[What is being asked] Write the entries below out again exactly; any picture in them stays out.
* begin *
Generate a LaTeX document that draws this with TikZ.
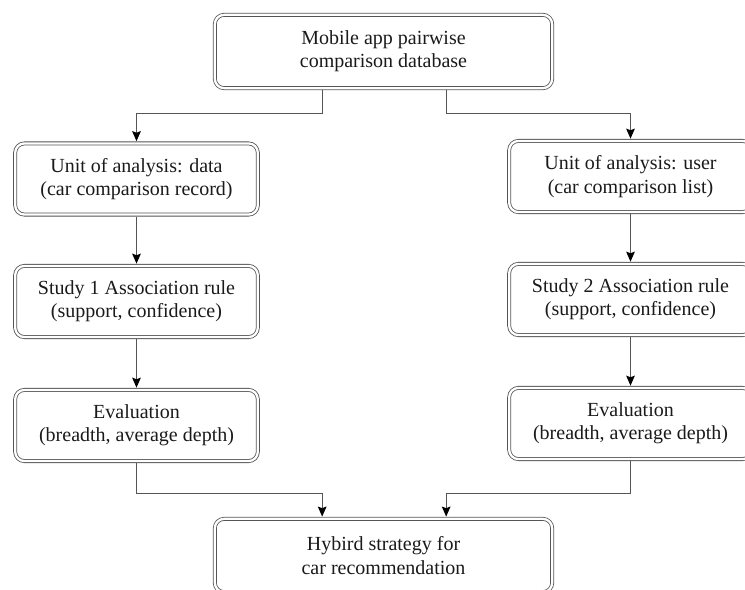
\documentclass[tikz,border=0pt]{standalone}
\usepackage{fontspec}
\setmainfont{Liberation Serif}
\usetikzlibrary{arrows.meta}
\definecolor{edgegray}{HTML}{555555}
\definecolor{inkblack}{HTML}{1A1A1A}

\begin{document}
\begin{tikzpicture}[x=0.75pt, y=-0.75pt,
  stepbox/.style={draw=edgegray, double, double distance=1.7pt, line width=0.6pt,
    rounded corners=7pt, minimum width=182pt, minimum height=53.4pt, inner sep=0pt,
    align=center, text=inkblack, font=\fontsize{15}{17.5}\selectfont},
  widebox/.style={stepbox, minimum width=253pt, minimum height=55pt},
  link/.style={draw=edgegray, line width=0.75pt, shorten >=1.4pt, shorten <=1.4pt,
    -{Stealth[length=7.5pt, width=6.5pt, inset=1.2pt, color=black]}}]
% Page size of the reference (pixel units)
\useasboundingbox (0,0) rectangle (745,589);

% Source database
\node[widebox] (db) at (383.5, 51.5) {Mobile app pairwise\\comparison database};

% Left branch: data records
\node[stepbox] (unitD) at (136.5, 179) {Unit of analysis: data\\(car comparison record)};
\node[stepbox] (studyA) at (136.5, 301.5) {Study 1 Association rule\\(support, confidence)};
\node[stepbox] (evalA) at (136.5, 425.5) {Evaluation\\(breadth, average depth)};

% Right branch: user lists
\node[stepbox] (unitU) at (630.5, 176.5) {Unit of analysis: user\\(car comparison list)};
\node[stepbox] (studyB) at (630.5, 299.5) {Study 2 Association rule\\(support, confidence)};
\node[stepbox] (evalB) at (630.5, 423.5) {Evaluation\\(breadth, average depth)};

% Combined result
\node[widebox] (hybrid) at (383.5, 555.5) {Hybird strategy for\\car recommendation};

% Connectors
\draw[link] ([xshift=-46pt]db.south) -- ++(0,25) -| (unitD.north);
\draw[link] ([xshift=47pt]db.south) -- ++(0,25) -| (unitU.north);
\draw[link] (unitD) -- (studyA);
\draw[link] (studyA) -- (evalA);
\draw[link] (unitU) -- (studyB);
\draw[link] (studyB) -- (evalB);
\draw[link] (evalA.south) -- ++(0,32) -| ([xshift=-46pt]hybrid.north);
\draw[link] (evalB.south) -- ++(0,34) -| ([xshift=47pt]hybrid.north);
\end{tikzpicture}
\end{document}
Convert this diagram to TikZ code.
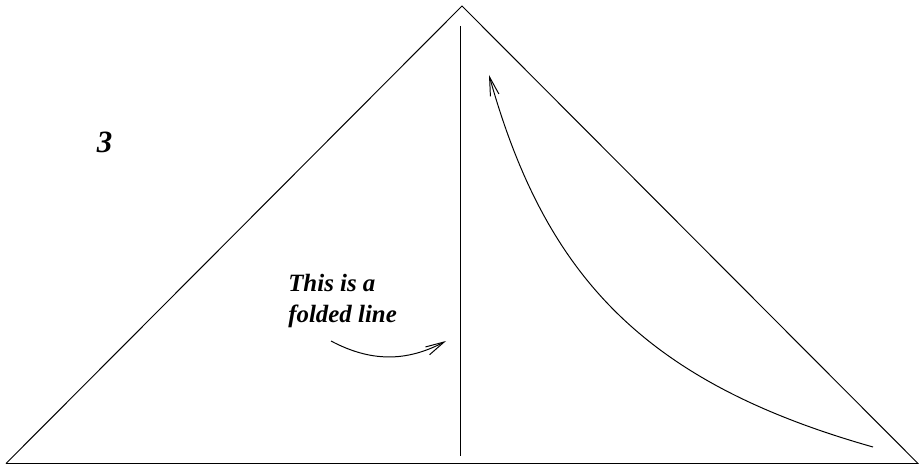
* end *
[Task response]
Generate a LaTeX document that draws this with TikZ.
\documentclass[tikz,border=0pt]{standalone}
\usepackage{fontspec}
\setmainfont{Liberation Serif}
\usetikzlibrary{arrows.meta}
\definecolor{edgegray}{HTML}{555555}
\definecolor{inkblack}{HTML}{1A1A1A}

\begin{document}
\begin{tikzpicture}[x=0.75pt, y=-0.75pt,
  stepbox/.style={draw=edgegray, double, double distance=1.7pt, line width=0.6pt,
    rounded corners=7pt, minimum width=182pt, minimum height=53.4pt, inner sep=0pt,
    align=center, text=inkblack, font=\fontsize{15}{17.5}\selectfont},
  widebox/.style={stepbox, minimum width=253pt, minimum height=55pt},
  link/.style={draw=edgegray, line width=0.75pt, shorten >=1.4pt, shorten <=1.4pt,
    -{Stealth[length=7.5pt, width=6.5pt, inset=1.2pt, color=black]}}]
% Page size of the reference (pixel units)
\useasboundingbox (0,0) rectangle (745,589);

% Source database
\node[widebox] (db) at (383.5, 51.5) {Mobile app pairwise\\comparison database};

% Left branch: data records
\node[stepbox] (unitD) at (136.5, 179) {Unit of analysis: data\\(car comparison record)};
\node[stepbox] (studyA) at (136.5, 301.5) {Study 1 Association rule\\(support, confidence)};
\node[stepbox] (evalA) at (136.5, 425.5) {Evaluation\\(breadth, average depth)};

% Right branch: user lists
\node[stepbox] (unitU) at (630.5, 176.5) {Unit of analysis: user\\(car comparison list)};
\node[stepbox] (studyB) at (630.5, 299.5) {Study 2 Association rule\\(support, confidence)};
\node[stepbox] (evalB) at (630.5, 423.5) {Evaluation\\(breadth, average depth)};

% Combined result
\node[widebox] (hybrid) at (383.5, 555.5) {Hybird strategy for\\car recommendation};

% Connectors
\draw[link] ([xshift=-46pt]db.south) -- ++(0,25) -| (unitD.north);
\draw[link] ([xshift=47pt]db.south) -- ++(0,25) -| (unitU.north);
\draw[link] (unitD) -- (studyA);
\draw[link] (studyA) -- (evalA);
\draw[link] (unitU) -- (studyB);
\draw[link] (studyB) -- (evalB);
\draw[link] (evalA.south) -- ++(0,32) -| ([xshift=-46pt]hybrid.north);
\draw[link] (evalB.south) -- ++(0,34) -| ([xshift=47pt]hybrid.north);
\end{tikzpicture}
\end{document}
Convert this diagram to TikZ code.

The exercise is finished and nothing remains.